_DATASET EXTRACT_:
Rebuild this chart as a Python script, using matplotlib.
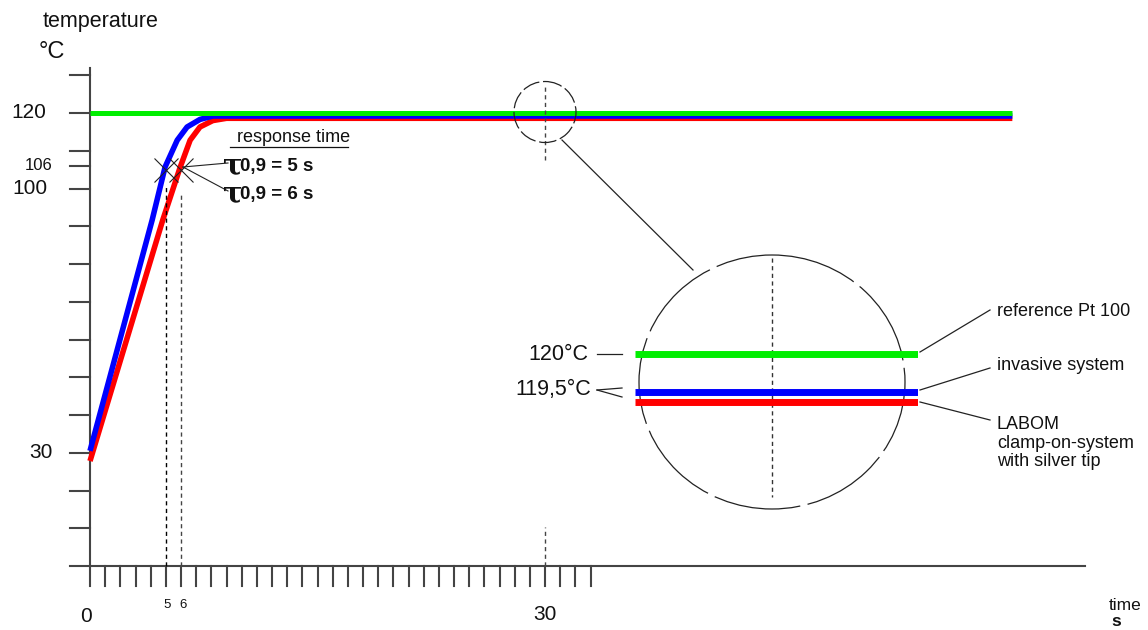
import matplotlib
matplotlib.use("Agg")
import matplotlib.pyplot as plt
from matplotlib.patches import Ellipse

plt.rcParams['font.family'] = ['Liberation Sans', 'DejaVu Sans']

# curves (time in s, temperature in °C)
ref_t = [0, 60.8]
ref_T = [120, 120]
inv_t = [0, 4.1, 4.95, 5.75, 6.4, 7.25, 8.1, 60.8]
inv_T = [30.5, 91.7, 105.7, 112.8, 116.3, 118.3, 119.2, 119.2]
lab_t = [0, 4.8, 5.95, 6.6, 7.25, 8.1, 9.0, 60.8]
lab_T = [27.8, 91.7, 105.7, 112.8, 116.3, 118.0, 118.6, 118.6]

# response times and the magnified values
tau_t = [5, 6]
tau_T = [105, 105]
zoom_T = [120.0, 119.5, 119.36]   # reference, invasive, LABOM
zoom_colors = ['#00ee00', '#0000ff', '#ff0000']

y_ticks = [130, 120, 110, 106, 100, 90, 80, 70, 60, 50, 40, 30, 20, 10]
y_labels = {120: ('120', 15), 106: ('106', 12), 100: ('100', 15), 30: ('30', 15)}
x_ticks = list(range(0, 34))

W, H = 1148, 630
fig = plt.figure(figsize=(W / 100, H / 100), dpi=100)

# main axes: pixel mapping x0=90 px, 15.17 px/s ; y0=566 px, 3.775 px/°C
px_s, px_c = 15.17, 3.775
ax = fig.add_axes([0, 0, 1, 1])
ax.set_xlim(-90 / px_s, (W - 90) / px_s)
ax.set_ylim((566 - H) / px_c, 566 / px_c)
ax.axis('off')

axcol = '#444444'
ax.plot([-20 / px_s, 65.6], [0, 0], color=axcol, lw=1.5)
ax.plot([0, 0], [0, 131.9], color=axcol, lw=1.5)
for t in x_ticks:
    ax.plot([t, t], [0, -20 / px_c], color=axcol, lw=1.5)
for T in y_ticks:
    ax.plot([-20 / px_s, 0], [T, T], color=axcol, lw=1.5)

ax.plot(lab_t, lab_T, color='#ff0000', lw=4.0, solid_joinstyle='round', solid_capstyle='butt')
ax.plot(inv_t, inv_T, color='#0000ff', lw=4.0, solid_joinstyle='round', solid_capstyle='butt')
ax.plot(ref_t, ref_T, color='#00ee00', lw=3.6, solid_capstyle='butt')

# response time guides
ax.plot([tau_t[0]] * 2, [0, 101], color='black', lw=1, ls=(0, (3, 2.5)))
ax.plot([tau_t[1]] * 2, [0, 99], color='#444444', lw=1, ls=(0, (3, 2.5)))
ax.plot(tau_t, tau_T, 'x', color='#222222', ms=17, mew=0.8)
ax.plot([30, 30], [0, 10.3], color='#444444', lw=1, ls=(0, (3, 2.5)))
ax.plot([30, 30], [107.5, 126.9], color='#444444', lw=1, ls=(0, (3, 2.5)))

# overlay in pixel coordinates for the schematic parts
ov = fig.add_axes([0, 0, 1, 1])
ov.set_xlim(0, W)
ov.set_ylim(H, 0)
ov.axis('off')
ov.patch.set_alpha(0)

ov.add_patch(Ellipse((545, 112), 62, 61, fill=False, lw=0.9, ec='#222222', ls=(0, (14, 3))))
ov.add_patch(Ellipse((772, 382), 266, 254, fill=False, lw=0.9, ec='#222222', ls=(0, (70, 6))))
ov.plot([562, 693], [140, 270], color='#222222', lw=0.9)
ov.plot([772, 772], [258, 497], color='#333333', lw=1, ls=(0, (3, 2.5)))

# magnified view
zx = fig.add_axes([635 / W, (H - 450) / H, (918 - 635) / W, 150 / H])
zx.set_xlim(0, 1)
zx.set_ylim(120 - 96 / 75, 120 + 54 / 75)
zx.axis('off')
zx.patch.set_alpha(0)
for v, c in zip(zoom_T, zoom_colors):
    zx.plot([0, 1], [v, v], color=c, lw=5, solid_capstyle='butt')

# leader lines
lc = '#222222'
ov.plot([183, 228], [167, 163], color=lc, lw=0.8)
ov.plot([183, 228], [167, 191], color=lc, lw=0.8)
ov.plot([597, 622], [354, 354], color=lc, lw=0.9)
ov.plot([597, 622], [390, 388], color=lc, lw=0.9)
ov.plot([597, 622], [390, 397], color=lc, lw=0.9)
ov.plot([920, 990], [352, 310], color=lc, lw=0.9)
ov.plot([920, 990], [390, 368], color=lc, lw=0.9)
ov.plot([920, 990], [402, 420], color=lc, lw=0.9)

# texts
tc = '#111111'
ov.text(43, 22, 'temperature', fontsize=15.5, color=tc, va='center')
ov.text(39, 52, '°C', fontsize=17, color=tc, va='center')
for T, (lab, fs) in y_labels.items():
    xr = {120: 46, 106: 53, 100: 48, 30: 53}[T]
    ov.text(xr, 566 - T * px_c, lab, fontsize=fs, color=tc, ha='right', va='center')
ov.text(86, 617, '0', fontsize=15, color=tc, ha='center', va='center')
ov.text(167, 605, '5', fontsize=9.5, color=tc, ha='center', va='center')
ov.text(183, 605, '6', fontsize=9.5, color=tc, ha='center', va='center')
ov.text(545, 615, '30', fontsize=15, color=tc, ha='center', va='center')
ov.text(1109, 606, 'time', fontsize=12.5, color=tc, va='center')
ov.text(1111, 621, 's', fontsize=12.5, color=tc, va='center', fontweight='bold')

ov.text(232, 138, ' response time', fontsize=13, color=tc, va='center')
ov.plot([230, 348], [147, 147], color=tc, lw=0.9)
for yy, s in [(166, '0,9 = 5 s'), (194, '0,9 = 6 s')]:
    ov.text(223, yy, 'τ', fontsize=21, color=tc, va='center', fontweight='bold',
            family=['DejaVu Serif'])
    ov.text(240, yy + 1, s, fontsize=13.5, color=tc, va='center', fontweight='bold')

ov.text(588, 354, '120°C', fontsize=15.5, color=tc, ha='right', va='center')
ov.text(591, 390, '119,5°C', fontsize=15.5, color=tc, ha='right', va='center')
ov.text(997, 311, 'reference Pt 100', fontsize=13, color=tc, va='center')
ov.text(997, 366, 'invasive system', fontsize=13, color=tc, va='center')
ov.text(997, 443, 'LABOM\nclamp-on-system\nwith silver tip', fontsize=13, color=tc,
        va='center', linespacing=1.15)

fig.savefig('out.png', dpi=100)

_CHALLENGE_: Write out every line of the data that holds the word "matplotlib".

_ANSWER IN FULL_:
Rebuild this chart as a Python script, using matplotlib.
import matplotlib
matplotlib.use("Agg")
import matplotlib.pyplot as plt
from matplotlib.patches import Ellipse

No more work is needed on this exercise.